The most desirable solution to this would be a general way of interpreting any GLM in terms of latent variables with some distributions or other -- even if this general solution were to imply a different latent variable interpretation than the usual one for logit/probit regression. Of course, it would be even cooler if the general method agreed with the usual interpretations of logit/probit, but also extended naturally to other GLMs.
But even if such latent variable interpretations are not generally available in the general GLM case, I would also like to hear about latent variable interpretations of special cases like the Binomial and Poisson cases that I mentioned above.
Thissen, D. & Orlando, M. (2001). Item response theory for items scored in two categories. In D. Thissen & Wainer, H. (Eds.), Test Scoring (pp. 73-140). Mahwah, NJ: Lawrence Erlbaum Associates, Inc.

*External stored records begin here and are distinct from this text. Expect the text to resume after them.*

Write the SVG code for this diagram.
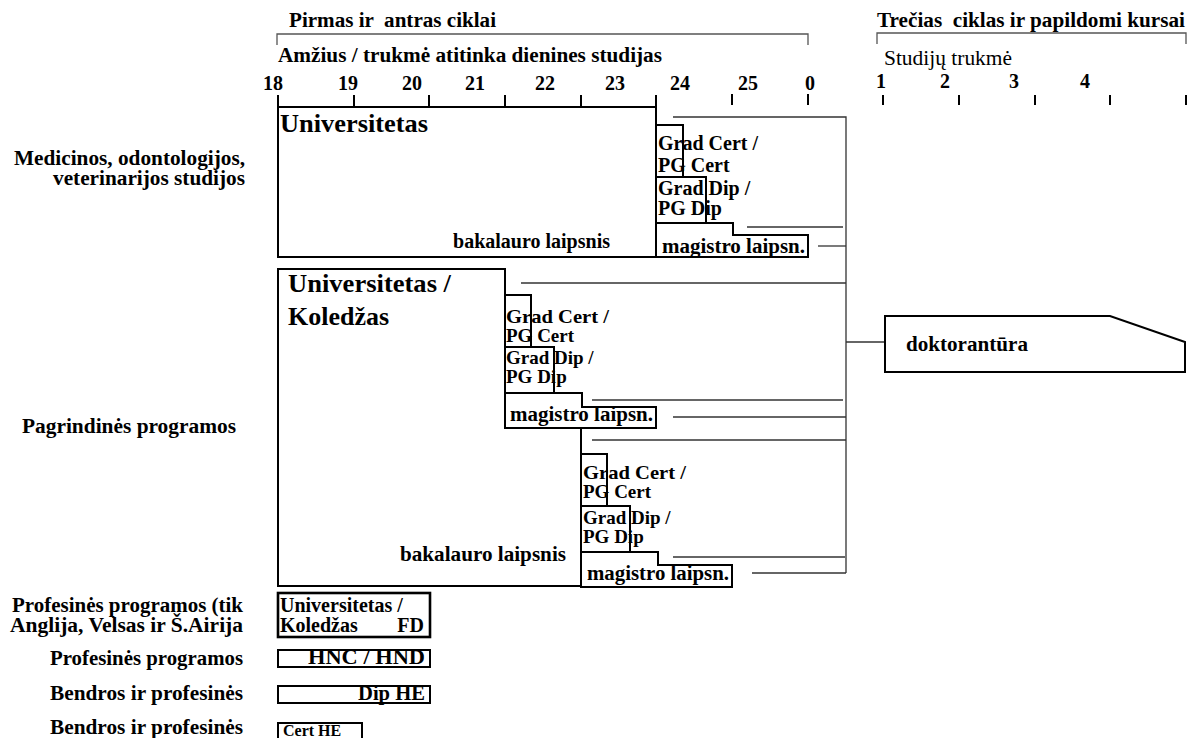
<svg xmlns="http://www.w3.org/2000/svg" width="1196" height="738" viewBox="0 0 1196 738">
  <style>
    .t { font-family: "Liberation Serif", "Times New Roman", serif; font-weight: bold; font-size: 20px; fill: #000; }
    .big { font-size: 26px; }
    .reg { font-weight: normal; }
    .sm { font-size: 16px; }
    .gr { font-size: 19px; }
    .end { text-anchor: end; }
    .mid { text-anchor: middle; }
    .box { fill: none; stroke: #000; stroke-width: 2; }
    .dbl { fill: none; stroke: #000; stroke-width: 2.6; }
    .conn { fill: none; stroke: #333; stroke-width: 1.3; }
    .tick { stroke: #000; stroke-width: 2; }
    .brace { fill: none; stroke: #555; stroke-width: 1.3; }
  </style>
  <rect width="1196" height="738" fill="#fff"/>

  <!-- headings and time scales -->
  <g id="scale-cycles-1-2">
    <text class="t" x="289" y="27" xml:space="preserve" textLength="207" lengthAdjust="spacingAndGlyphs">Pirmas ir  antras ciklai</text>
    <path class="brace" d="M277,45 V34 H808 V45"/>
    <text class="t" x="278" y="62" textLength="384" lengthAdjust="spacingAndGlyphs">Amžius / trukmė atitinka dienines studijas</text>
    <g class="t mid">
      <text x="273" y="90">18</text>
      <text x="348" y="90">19</text>
      <text x="412" y="90">20</text>
      <text x="475" y="90">21</text>
      <text x="545" y="90">22</text>
      <text x="615" y="90">23</text>
      <text x="680" y="90">24</text>
      <text x="748" y="90">25</text>
      <text x="810" y="90">0</text>
    </g>
    <path class="tick" d="M278,95 V107 M354,95 V107 M429,95 V107 M505,95 V107 M581,95 V107 M656,95 V107 M732,94 V105 M808,94 V105"/>
  </g>

  <g id="scale-cycle-3">
    <text class="t" x="877" y="27" xml:space="preserve" textLength="308" lengthAdjust="spacingAndGlyphs">Trečias  ciklas ir papildomi kursai</text>
    <path class="brace" d="M877,44 V33 H1186 V44"/>
    <text class="t reg" x="884" y="65" textLength="128" lengthAdjust="spacingAndGlyphs">Studijų trukmė</text>
    <g class="t mid">
      <text x="881" y="88">1</text>
      <text x="945" y="88">2</text>
      <text x="1014" y="88">3</text>
      <text x="1085" y="88">4</text>
    </g>
    <path class="tick" d="M883,95 V105 M959,95 V105 M1035,95 V105 M1110,95 V105 M1186,95 V105"/>
  </g>

  <!-- row labels -->
  <g id="row-labels" class="t end">
    <text x="245" y="165" textLength="231" lengthAdjust="spacingAndGlyphs">Medicinos, odontologijos,</text>
    <text x="245" y="185" textLength="192" lengthAdjust="spacingAndGlyphs">veterinarijos studijos</text>
    <text x="236" y="433" textLength="214" lengthAdjust="spacingAndGlyphs">Pagrindinės programos</text>
    <text x="243" y="612" textLength="231" lengthAdjust="spacingAndGlyphs">Profesinės programos (tik</text>
    <text x="243" y="632" textLength="233" lengthAdjust="spacingAndGlyphs">Anglija, Velsas ir Š.Airija</text>
    <text x="243" y="665" textLength="193" lengthAdjust="spacingAndGlyphs">Profesinės programos</text>
    <text x="243" y="700" textLength="193" lengthAdjust="spacingAndGlyphs">Bendros ir profesinės</text>
    <text x="243" y="734" textLength="193" lengthAdjust="spacingAndGlyphs">Bendros ir profesinės</text>
  </g>

  <!-- connectors into doctoral studies -->
  <g id="connectors" class="conn">
    <path d="M673,117 H846 V573"/>
    <path d="M747,227 H843"/>
    <path d="M818,246 H846"/>
    <path d="M521,283 H846"/>
    <path d="M846,342 H885"/>
    <path d="M592,400 H843"/>
    <path d="M673,417 H846"/>
    <path d="M592,440 H846"/>
    <path d="M673,557 H845"/>
    <path d="M752,573 H846"/>
  </g>

  <!-- medicine, dentistry, veterinary -->
  <g id="uni-medical">
    <rect class="box" x="278" y="107" width="378" height="150"/>
    <text class="t big" x="280" y="132" textLength="148" lengthAdjust="spacingAndGlyphs">Universitetas</text>
    <text class="t" x="453" y="248" textLength="157" lengthAdjust="spacingAndGlyphs">bakalauro laipsnis</text>
  </g>
  <g id="grad-cert-1">
    <rect class="box" x="656" y="125" width="27" height="52"/>
    <text class="t" x="658" y="150">Grad Cert /</text>
    <text class="t" x="658" y="172">PG Cert</text>
  </g>
  <g id="grad-dip-1">
    <rect class="box" x="656" y="177" width="50" height="46"/>
    <text class="t" x="658" y="195">Grad Dip /</text>
    <text class="t" x="658" y="215">PG Dip</text>
  </g>
  <g id="masters-1">
    <path class="box" d="M656,223 H733 V235 H808 V257 H656 Z"/>
    <text class="t" x="662" y="253" textLength="143" lengthAdjust="spacingAndGlyphs">magistro laipsn.</text>
  </g>

  <!-- main programmes -->
  <g id="uni-college">
    <path class="box" d="M581,428 V586 H278 V269 H505 V395"/>
    <text class="t big" x="288" y="292" textLength="163" lengthAdjust="spacingAndGlyphs">Universitetas /</text>
    <text class="t big" x="288" y="325">Koledžas</text>
    <text class="t end" x="566" y="561" textLength="166" lengthAdjust="spacingAndGlyphs">bakalauro laipsnis</text>
  </g>
  <g id="grad-cert-2">
    <rect class="box" x="505" y="295" width="26" height="52"/>
    <text class="t gr" x="506" y="323" textLength="103" lengthAdjust="spacingAndGlyphs">Grad Cert /</text>
    <text class="t gr" x="506" y="342">PG Cert</text>
  </g>
  <g id="grad-dip-2">
    <rect class="box" x="505" y="347" width="49" height="46"/>
    <text class="t gr" x="506" y="364">Grad Dip /</text>
    <text class="t gr" x="506" y="383">PG Dip</text>
  </g>
  <g id="masters-2">
    <path class="box" d="M505,393 H582 V407 H656 V428 H505 Z"/>
    <text class="t" x="510" y="421" textLength="143" lengthAdjust="spacingAndGlyphs">magistro laipsn.</text>
  </g>
  <g id="grad-cert-3">
    <rect class="box" x="581" y="454" width="26" height="52"/>
    <text class="t gr" x="583" y="479" textLength="103" lengthAdjust="spacingAndGlyphs">Grad Cert /</text>
    <text class="t gr" x="583" y="498">PG Cert</text>
  </g>
  <g id="grad-dip-3">
    <rect class="box" x="581" y="506" width="49" height="46"/>
    <text class="t gr" x="583" y="524">Grad Dip /</text>
    <text class="t gr" x="583" y="543">PG Dip</text>
  </g>
  <g id="masters-3">
    <path class="box" d="M581,552 H658 V565 H732 V587 H581 Z"/>
    <text class="t" x="587" y="580" textLength="142" lengthAdjust="spacingAndGlyphs">magistro laipsn.</text>
  </g>

  <!-- doctoral studies -->
  <g id="doctorate">
    <path class="box" d="M885,316 H1110 L1185,342 V372 H885 Z"/>
    <text class="t" x="906" y="351" textLength="122" lengthAdjust="spacingAndGlyphs">doktorantūra</text>
  </g>

  <!-- vocational and general awards -->
  <g id="foundation-degree">
    <rect class="dbl" x="278" y="593" width="152" height="44"/>
    <text class="t" x="280" y="612">Universitetas /</text>
    <text class="t" x="280" y="632">Koledžas</text>
    <text class="t end" x="424" y="632">FD</text>
  </g>
  <g id="hnc-hnd">
    <rect class="box" x="278" y="650" width="152" height="17"/>
    <text class="t end" x="425" y="664" textLength="117" lengthAdjust="spacingAndGlyphs">HNC / HND</text>
  </g>
  <g id="dip-he">
    <rect class="box" x="278" y="686" width="152" height="17"/>
    <text class="t end" x="425" y="700" textLength="67" lengthAdjust="spacingAndGlyphs">Dip HE</text>
  </g>
  <g id="cert-he">
    <path class="box" d="M278,742 V723 H362 V742"/>
    <text class="t sm" x="283" y="736">Cert HE</text>
  </g>
</svg>
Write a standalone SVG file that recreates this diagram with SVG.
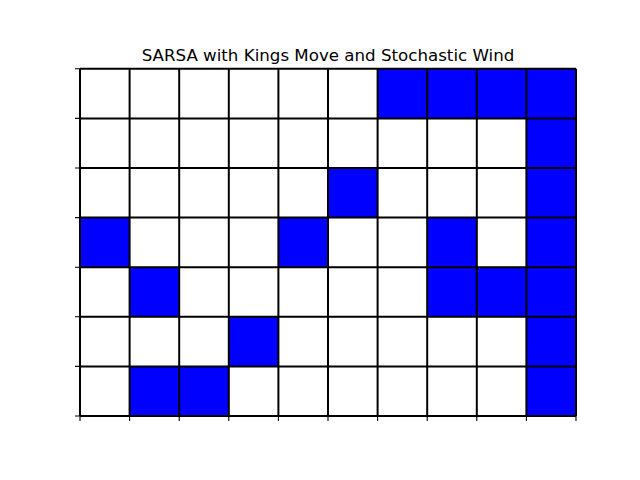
<svg xmlns="http://www.w3.org/2000/svg" width="640" height="480" viewBox="0 0 640 480">
<style>
.w{fill:#ffffff}
.b{fill:#0000ff}
.g{stroke:#000;stroke-width:2;fill:none}
.t{stroke:#000;stroke-width:1.1}
.title{font-family:"DejaVu Sans",sans-serif;font-size:16.67px;fill:#000}
</style>
<rect x="0" y="0" width="640" height="480" fill="#fff"/>
<text class="title" x="328" y="60.8" text-anchor="middle">SARSA with Kings Move and Stochastic Wind</text>
<g id="cells">
<rect class="w" x="80" y="68.8" width="496" height="347.2"/>
<rect class="b" x="377.6" y="68.8" width="198.4" height="49.6"/>
<rect class="b" x="526.4" y="68.8" width="49.6" height="347.2"/>
<rect class="b" x="328" y="168" width="49.6" height="49.6"/>
<rect class="b" x="80" y="217.6" width="49.6" height="49.6"/>
<rect class="b" x="278.4" y="217.6" width="49.6" height="49.6"/>
<rect class="b" x="427.2" y="217.6" width="49.6" height="49.6"/>
<rect class="b" x="129.6" y="267.2" width="49.6" height="49.6"/>
<rect class="b" x="427.2" y="267.2" width="148.8" height="49.6"/>
<rect class="b" x="228.8" y="316.8" width="49.6" height="49.6"/>
<rect class="b" x="129.6" y="366.4" width="99.2" height="49.6"/>
</g>
<g id="gridlines">
<path class="g" d="M80,68.8V416M129.6,68.8V416M179.2,68.8V416M228.8,68.8V416M278.4,68.8V416M328,68.8V416M377.6,68.8V416M427.2,68.8V416M476.8,68.8V416M526.4,68.8V416M576,68.8V416"/>
<path class="g" d="M80,68.8H576M80,118.4H576M80,168H576M80,217.6H576M80,267.2H576M80,316.8H576M80,366.4H576M80,416H576"/>
</g>
<g id="ticks">
<path class="t" d="M80,68.8h-5M80,118.4h-5M80,168h-5M80,217.6h-5M80,267.2h-5M80,316.8h-5M80,366.4h-5M80,416h-5"/>
<path class="t" d="M80,416v5M129.6,416v5M179.2,416v5M228.8,416v5M278.4,416v5M328,416v5M377.6,416v5M427.2,416v5M476.8,416v5M526.4,416v5M576,416v5"/>
</g>
</svg>
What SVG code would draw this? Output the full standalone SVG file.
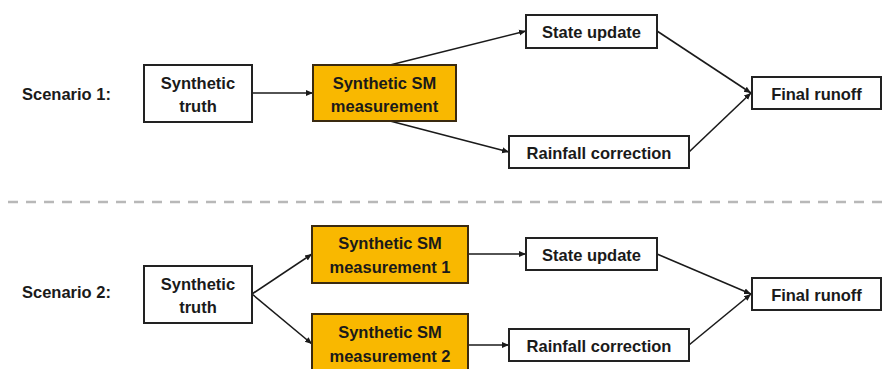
<svg xmlns="http://www.w3.org/2000/svg" width="886" height="369" viewBox="0 0 886 369">
<style>
.box{fill:#fff;stroke:#222;stroke-width:2}
.sm{fill:#f9b800;stroke:#3a2a10;stroke-width:2}
.t{font-family:"Liberation Sans",Arial,sans-serif;font-weight:bold;font-size:16.5px;fill:#1a1a1a;text-anchor:middle}
.lbl{font-family:"Liberation Sans",Arial,sans-serif;font-weight:bold;font-size:16.5px;fill:#1a1a1a}
.c{stroke:#1a1a1a;stroke-width:1.6;fill:none;marker-end:url(#ah)}
</style>
<defs>
<marker id="ah" markerWidth="8" markerHeight="8" refX="7" refY="4" orient="auto" markerUnits="userSpaceOnUse">
<path d="M0,1 L7,4 L0,7 z" fill="#1a1a1a"/>
</marker>
</defs>
<rect width="886" height="369" fill="#fff"/>
<text class="lbl" x="22" y="100">Scenario 1:</text>
<text class="lbl" x="22" y="298">Scenario 2:</text>
<line x1="8" y1="202" x2="886" y2="202" stroke="#b8b8b8" stroke-width="2.5" stroke-dasharray="10,8"/>
<g id="connectors">
<line class="c" x1="252" y1="93" x2="313" y2="93"/>
<line class="c" x1="390" y1="65" x2="526" y2="31"/>
<line class="c" x1="390" y1="121" x2="509" y2="152"/>
<line class="c" x1="657" y1="31" x2="751" y2="93"/>
<line class="c" x1="689" y1="152" x2="751" y2="93"/>
<line class="c" x1="252" y1="294" x2="312" y2="254"/>
<line class="c" x1="252" y1="294" x2="312" y2="344"/>
<line class="c" x1="468" y1="254" x2="526" y2="254"/>
<line class="c" x1="468" y1="345" x2="509" y2="345"/>
<line class="c" x1="657" y1="254" x2="751" y2="294"/>
<line class="c" x1="689" y1="345" x2="751" y2="294"/>
</g>
<g id="truth1"><rect class="box" x="144" y="65" width="108" height="57"/><text class="t" x="198" y="88.5">Synthetic</text><text class="t" x="198" y="111.5">truth</text></g>
<g id="sm1"><rect class="sm" x="313" y="65" width="143" height="56"/><text class="t" x="384.5" y="88.5">Synthetic SM</text><text class="t" x="384.5" y="111.5">measurement</text></g>
<g id="state1"><rect class="box" x="526" y="15" width="131" height="33"/><text class="t" x="591.5" y="37.5">State update</text></g>
<g id="rain1"><rect class="box" x="509" y="136" width="180" height="32"/><text class="t" x="599" y="158.5">Rainfall correction</text></g>
<g id="final1"><rect class="box" x="752" y="77" width="129" height="32"/><text class="t" x="816.5" y="99.5">Final runoff</text></g>
<g id="truth2"><rect class="box" x="144" y="266" width="108" height="57"/><text class="t" x="198" y="289.5">Synthetic</text><text class="t" x="198" y="312.5">truth</text></g>
<g id="sm2a"><rect class="sm" x="312" y="226" width="156" height="57"/><text class="t" x="390" y="248.5">Synthetic SM</text><text class="t" x="390" y="272.5">measurement 1</text></g>
<g id="sm2b"><rect class="sm" x="312" y="314" width="156" height="62"/><text class="t" x="390" y="337.5">Synthetic SM</text><text class="t" x="390" y="361.5">measurement 2</text></g>
<g id="state2"><rect class="box" x="526" y="238" width="131" height="32"/><text class="t" x="591.5" y="260.5">State update</text></g>
<g id="rain2"><rect class="box" x="509" y="329" width="180" height="32"/><text class="t" x="599" y="351.5">Rainfall correction</text></g>
<g id="final2"><rect class="box" x="752" y="278" width="129" height="32"/><text class="t" x="816.5" y="300.5">Final runoff</text></g>
</svg>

There is one sort of trivial sense in which any GLM is a latent variable model, which is that we can arguably always view the parameter of the outcome distribution being estimated as a "latent variable" -- that is, we don't directly observe, say, the rate parameter of the Poisson, we just infer it from data. I consider this to be a rather trivial interpretation, and not really what I'm looking for, because according to this interpretation any linear model (and of course many other models!) is a "latent variable model." For example, in normal regression we estimate a "latent" $\mu$ of normal $Y$ given $X$. So this seems to conflate latent variable modeling with just parameter estimation. What I'm looking for, in the Poisson regression case for example, would look more like a theoretical model for why the observed outcome should have a Poisson distribution in the first place, given some assumptions (to be filled in by you!) about the distribution of the latent $Y$, the selection process if there is one, etc. Then (perhaps crucially?) we should be able to interpret the estimated GLM coefficients in terms of the parameters of these latent distributions/processes, similar to how we can interpret coefficients from probit regression in terms of mean shifts in the latent normal variable and/or shifts in the threshold $\gamma$.